H = np.linalg.inv(A)
vmax = np.max(H)
vmin = np.min(H)
norm = TwoSlopeNorm(vmin=vmin, vcenter=0, vmax=vmax)

# Plot H
rvdict = {
"$H$": H,
"$\mathbb{E}(\mathsf{H})$": Ainv.mean.todense(),
"$\mathsf{H}_1$": Ainv_samples[0],
"$\mathsf{H}_2$": Ainv_samples[1],
}

fig, axes = plt.subplots(nrows=1, ncols=len(rvdict), figsize=(10, 3), sharey=True)
for i, (title, rv) in enumerate(rvdict.items()):
axes[i].imshow(rv, cmap="bwr", norm=norm)
axes[i].set_axis_off()
axes[i].title.set_text(title)
plt.tight_layout()


Especially the mean estimates look fairly close to the true values $$A$$ and $$H$$, even though the solver only ran for maxiter$$=10$$ steps.

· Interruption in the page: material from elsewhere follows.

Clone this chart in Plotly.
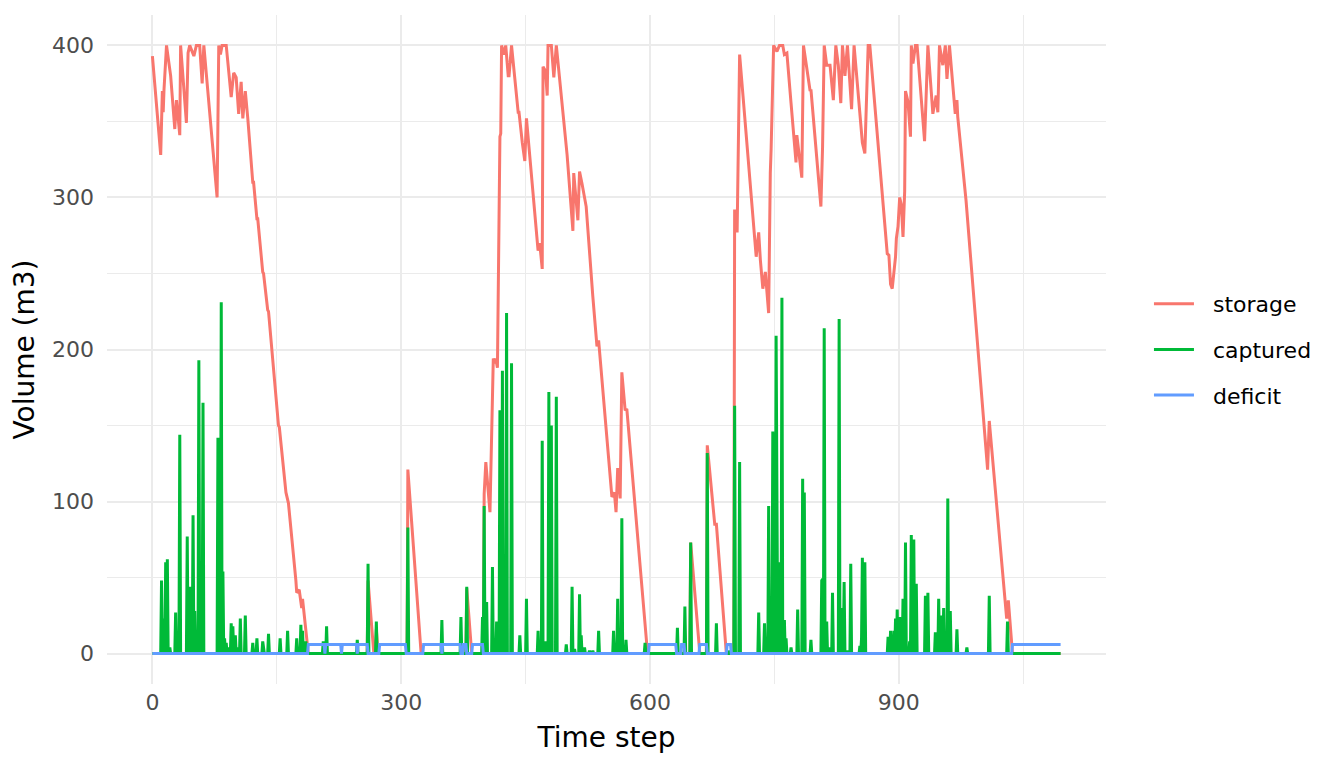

Similar to above, the uncertainty of the solver about these quantities is still relatively high by looking at the samples from $$\mathsf{A}$$ and $$\mathsf{H}$$.

## References¶

[1] J. Wenger & P. Hennig, Probabilistic Linear Solvers for Machine Learning, 34th Conference on Neural Information Processing Systems (NeurIPS), 2020.

[2] P. Hennig, Probabilistic interpretation of linear solvers, SIAM Journal on Optimization, 2015.